** Start **
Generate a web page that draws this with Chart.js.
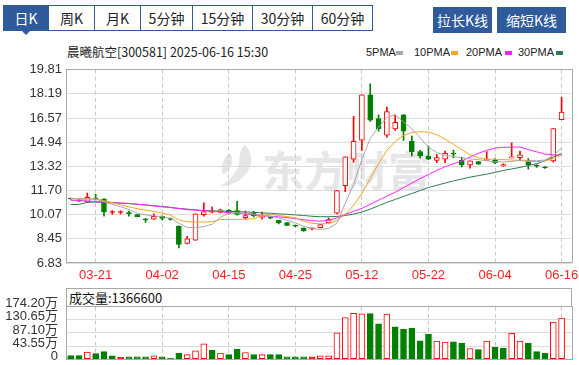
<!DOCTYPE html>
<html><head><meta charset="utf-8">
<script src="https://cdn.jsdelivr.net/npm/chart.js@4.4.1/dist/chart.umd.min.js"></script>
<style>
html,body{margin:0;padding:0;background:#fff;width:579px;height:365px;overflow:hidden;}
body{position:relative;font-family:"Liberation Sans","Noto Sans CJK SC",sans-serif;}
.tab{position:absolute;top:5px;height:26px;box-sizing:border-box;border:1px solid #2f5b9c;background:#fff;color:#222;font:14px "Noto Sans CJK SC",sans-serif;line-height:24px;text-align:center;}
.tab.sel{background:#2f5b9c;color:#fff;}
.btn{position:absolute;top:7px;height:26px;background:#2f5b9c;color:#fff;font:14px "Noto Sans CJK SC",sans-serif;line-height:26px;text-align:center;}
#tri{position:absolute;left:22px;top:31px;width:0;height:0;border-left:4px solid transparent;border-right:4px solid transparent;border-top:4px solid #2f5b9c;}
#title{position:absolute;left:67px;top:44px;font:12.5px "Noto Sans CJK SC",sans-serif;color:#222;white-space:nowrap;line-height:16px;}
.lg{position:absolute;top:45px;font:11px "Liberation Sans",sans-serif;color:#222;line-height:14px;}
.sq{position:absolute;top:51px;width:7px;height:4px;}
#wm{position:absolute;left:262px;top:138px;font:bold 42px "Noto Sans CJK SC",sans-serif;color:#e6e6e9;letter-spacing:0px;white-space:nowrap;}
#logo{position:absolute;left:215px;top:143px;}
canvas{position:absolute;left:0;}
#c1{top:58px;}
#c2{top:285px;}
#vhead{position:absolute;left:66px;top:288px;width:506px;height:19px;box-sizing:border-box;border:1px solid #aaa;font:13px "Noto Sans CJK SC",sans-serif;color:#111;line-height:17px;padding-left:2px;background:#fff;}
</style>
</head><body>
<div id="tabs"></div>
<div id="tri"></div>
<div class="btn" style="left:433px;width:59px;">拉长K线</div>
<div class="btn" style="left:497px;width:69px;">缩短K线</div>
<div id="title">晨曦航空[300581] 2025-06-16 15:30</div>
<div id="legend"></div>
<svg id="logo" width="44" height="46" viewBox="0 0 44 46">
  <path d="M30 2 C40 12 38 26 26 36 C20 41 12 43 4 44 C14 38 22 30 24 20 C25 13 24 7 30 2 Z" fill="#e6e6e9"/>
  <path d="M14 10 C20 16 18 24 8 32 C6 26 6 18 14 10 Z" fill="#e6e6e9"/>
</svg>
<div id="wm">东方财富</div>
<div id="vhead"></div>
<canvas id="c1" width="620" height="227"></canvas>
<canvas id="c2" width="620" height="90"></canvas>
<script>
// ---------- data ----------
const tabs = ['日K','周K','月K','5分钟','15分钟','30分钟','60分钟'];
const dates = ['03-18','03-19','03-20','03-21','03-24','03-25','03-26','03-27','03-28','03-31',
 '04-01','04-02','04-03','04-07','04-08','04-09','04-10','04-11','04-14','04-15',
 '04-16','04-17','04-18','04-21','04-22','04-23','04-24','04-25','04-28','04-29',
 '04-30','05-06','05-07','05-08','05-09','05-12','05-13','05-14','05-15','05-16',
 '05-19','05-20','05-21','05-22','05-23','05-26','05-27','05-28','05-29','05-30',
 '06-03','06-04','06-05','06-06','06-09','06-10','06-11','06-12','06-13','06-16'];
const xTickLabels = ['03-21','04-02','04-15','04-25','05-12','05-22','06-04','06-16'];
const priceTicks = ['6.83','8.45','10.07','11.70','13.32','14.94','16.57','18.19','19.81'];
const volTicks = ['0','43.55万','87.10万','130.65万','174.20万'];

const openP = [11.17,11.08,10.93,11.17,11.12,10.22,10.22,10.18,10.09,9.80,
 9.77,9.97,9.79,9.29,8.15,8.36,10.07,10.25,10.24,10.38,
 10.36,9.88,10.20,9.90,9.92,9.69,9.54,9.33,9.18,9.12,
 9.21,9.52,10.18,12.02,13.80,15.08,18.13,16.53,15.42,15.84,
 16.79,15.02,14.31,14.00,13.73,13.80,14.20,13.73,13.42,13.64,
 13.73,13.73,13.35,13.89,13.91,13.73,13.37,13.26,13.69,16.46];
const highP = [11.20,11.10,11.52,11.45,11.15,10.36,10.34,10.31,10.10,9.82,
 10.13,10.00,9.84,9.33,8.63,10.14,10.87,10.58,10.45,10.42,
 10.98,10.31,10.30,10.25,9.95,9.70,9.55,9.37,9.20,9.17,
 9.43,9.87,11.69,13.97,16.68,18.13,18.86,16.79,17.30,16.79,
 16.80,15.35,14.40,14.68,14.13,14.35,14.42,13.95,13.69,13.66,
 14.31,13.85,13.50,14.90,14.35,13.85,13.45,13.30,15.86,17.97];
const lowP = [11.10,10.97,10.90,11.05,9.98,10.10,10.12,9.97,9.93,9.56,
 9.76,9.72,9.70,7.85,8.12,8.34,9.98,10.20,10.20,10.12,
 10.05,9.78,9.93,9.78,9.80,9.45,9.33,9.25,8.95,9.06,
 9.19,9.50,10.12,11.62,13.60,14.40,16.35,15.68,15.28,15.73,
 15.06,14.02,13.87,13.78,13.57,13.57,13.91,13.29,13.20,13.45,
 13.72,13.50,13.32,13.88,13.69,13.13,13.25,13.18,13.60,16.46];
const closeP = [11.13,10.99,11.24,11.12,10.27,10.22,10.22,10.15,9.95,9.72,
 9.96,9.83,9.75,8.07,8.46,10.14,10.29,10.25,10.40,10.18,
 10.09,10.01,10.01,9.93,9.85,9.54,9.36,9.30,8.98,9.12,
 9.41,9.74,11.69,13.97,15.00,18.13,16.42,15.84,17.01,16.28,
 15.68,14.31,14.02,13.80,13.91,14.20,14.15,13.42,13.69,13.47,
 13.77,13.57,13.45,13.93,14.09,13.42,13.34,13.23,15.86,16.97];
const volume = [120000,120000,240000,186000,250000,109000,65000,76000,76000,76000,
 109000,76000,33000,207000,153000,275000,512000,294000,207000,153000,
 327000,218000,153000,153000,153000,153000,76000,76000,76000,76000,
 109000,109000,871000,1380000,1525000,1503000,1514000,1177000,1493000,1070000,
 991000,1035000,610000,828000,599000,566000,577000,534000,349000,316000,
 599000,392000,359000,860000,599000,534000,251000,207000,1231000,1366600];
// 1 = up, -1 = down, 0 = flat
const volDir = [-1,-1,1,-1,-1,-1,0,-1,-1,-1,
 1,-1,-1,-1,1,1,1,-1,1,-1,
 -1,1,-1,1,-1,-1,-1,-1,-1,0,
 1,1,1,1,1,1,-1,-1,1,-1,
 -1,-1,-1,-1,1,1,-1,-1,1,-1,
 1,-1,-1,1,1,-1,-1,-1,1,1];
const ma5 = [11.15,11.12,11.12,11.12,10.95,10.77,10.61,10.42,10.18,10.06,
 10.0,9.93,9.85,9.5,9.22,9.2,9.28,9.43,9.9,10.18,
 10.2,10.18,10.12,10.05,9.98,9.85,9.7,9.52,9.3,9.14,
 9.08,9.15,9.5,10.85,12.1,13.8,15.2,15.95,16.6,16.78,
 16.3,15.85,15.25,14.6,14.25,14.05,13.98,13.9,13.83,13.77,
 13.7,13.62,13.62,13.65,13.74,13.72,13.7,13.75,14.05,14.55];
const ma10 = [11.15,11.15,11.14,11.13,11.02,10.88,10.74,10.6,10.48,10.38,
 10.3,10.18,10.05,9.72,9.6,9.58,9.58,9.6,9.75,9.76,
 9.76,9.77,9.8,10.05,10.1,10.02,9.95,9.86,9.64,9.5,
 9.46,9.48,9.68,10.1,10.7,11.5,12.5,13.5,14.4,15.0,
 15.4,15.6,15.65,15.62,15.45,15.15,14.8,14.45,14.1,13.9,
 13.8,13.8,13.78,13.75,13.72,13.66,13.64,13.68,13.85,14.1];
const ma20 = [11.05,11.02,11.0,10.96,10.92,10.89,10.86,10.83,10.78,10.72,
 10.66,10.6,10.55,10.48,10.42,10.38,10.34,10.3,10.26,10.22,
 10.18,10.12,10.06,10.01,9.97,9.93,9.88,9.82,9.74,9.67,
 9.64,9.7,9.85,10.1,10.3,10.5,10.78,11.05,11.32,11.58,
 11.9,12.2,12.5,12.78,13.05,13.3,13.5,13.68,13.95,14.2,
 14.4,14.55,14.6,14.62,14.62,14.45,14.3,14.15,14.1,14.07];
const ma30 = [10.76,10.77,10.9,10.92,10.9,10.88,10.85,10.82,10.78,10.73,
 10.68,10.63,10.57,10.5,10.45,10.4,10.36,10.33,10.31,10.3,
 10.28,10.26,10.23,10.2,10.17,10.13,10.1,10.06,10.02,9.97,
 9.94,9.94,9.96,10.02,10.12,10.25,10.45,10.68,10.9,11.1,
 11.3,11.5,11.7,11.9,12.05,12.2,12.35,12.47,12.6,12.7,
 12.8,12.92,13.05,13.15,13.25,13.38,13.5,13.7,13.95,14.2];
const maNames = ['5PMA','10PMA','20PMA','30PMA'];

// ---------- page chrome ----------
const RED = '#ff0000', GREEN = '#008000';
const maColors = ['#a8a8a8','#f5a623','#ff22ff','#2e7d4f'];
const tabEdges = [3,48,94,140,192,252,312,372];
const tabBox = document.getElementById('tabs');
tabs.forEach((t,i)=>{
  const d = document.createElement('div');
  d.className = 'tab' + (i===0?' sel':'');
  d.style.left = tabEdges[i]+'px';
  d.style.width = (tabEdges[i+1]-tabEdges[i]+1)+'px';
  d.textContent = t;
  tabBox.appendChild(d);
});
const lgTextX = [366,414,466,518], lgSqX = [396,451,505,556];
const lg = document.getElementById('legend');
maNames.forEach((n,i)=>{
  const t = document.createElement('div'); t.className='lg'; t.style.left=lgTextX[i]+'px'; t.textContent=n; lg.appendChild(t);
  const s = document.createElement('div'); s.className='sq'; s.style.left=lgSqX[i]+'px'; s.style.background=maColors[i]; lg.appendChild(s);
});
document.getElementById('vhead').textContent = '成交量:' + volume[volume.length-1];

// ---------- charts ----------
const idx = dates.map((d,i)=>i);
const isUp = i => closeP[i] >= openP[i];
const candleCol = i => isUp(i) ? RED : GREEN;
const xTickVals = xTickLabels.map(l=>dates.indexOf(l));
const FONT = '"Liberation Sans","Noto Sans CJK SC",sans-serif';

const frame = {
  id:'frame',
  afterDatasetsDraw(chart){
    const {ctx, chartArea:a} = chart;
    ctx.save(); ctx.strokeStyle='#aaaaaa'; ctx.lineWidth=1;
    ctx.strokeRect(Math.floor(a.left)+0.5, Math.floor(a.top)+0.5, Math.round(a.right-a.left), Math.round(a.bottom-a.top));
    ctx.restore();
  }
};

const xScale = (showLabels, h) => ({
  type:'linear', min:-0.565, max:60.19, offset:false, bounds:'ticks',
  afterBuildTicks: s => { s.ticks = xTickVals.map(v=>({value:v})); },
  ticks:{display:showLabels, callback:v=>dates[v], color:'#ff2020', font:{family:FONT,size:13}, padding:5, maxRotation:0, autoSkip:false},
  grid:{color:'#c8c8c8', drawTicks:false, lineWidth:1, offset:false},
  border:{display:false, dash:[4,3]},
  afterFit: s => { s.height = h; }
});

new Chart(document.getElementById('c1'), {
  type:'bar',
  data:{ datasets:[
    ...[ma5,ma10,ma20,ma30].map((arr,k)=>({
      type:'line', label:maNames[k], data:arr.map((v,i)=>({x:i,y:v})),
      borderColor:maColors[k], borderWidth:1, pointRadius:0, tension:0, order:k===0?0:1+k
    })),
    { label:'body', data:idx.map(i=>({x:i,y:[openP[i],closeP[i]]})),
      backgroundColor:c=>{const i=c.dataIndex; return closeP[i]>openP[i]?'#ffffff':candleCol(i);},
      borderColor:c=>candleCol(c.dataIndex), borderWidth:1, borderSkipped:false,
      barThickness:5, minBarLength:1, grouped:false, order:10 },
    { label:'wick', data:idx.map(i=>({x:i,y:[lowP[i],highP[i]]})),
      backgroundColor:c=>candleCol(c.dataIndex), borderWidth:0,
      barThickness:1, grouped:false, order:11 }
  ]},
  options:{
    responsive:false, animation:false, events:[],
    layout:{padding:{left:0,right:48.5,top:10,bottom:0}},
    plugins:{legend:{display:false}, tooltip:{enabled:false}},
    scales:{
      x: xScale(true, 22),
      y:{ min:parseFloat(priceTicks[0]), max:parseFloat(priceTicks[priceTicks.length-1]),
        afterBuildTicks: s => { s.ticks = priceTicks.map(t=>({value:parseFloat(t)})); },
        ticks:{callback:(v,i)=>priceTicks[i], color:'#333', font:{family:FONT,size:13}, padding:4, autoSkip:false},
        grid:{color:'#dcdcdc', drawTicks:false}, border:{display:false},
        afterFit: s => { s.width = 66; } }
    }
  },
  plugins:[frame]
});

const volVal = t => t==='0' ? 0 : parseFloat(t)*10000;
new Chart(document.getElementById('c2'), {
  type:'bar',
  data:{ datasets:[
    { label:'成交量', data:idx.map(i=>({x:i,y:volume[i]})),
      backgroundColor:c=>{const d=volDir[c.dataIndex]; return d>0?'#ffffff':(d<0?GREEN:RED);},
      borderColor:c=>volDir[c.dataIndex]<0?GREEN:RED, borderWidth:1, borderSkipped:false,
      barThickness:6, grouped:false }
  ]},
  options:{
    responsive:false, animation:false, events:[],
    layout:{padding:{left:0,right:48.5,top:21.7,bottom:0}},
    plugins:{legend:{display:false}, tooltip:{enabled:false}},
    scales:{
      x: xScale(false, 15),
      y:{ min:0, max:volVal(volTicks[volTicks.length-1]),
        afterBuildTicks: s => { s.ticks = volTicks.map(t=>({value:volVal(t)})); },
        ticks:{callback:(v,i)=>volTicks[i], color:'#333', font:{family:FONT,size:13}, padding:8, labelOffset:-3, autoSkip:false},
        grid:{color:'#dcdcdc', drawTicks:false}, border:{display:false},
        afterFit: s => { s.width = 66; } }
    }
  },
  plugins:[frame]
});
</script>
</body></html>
** End **
Using the material above, copy every line in which the string "page" occurs.

:: Written answer ::
Generate a web page that draws this with Chart.js.
// ---------- page chrome ----------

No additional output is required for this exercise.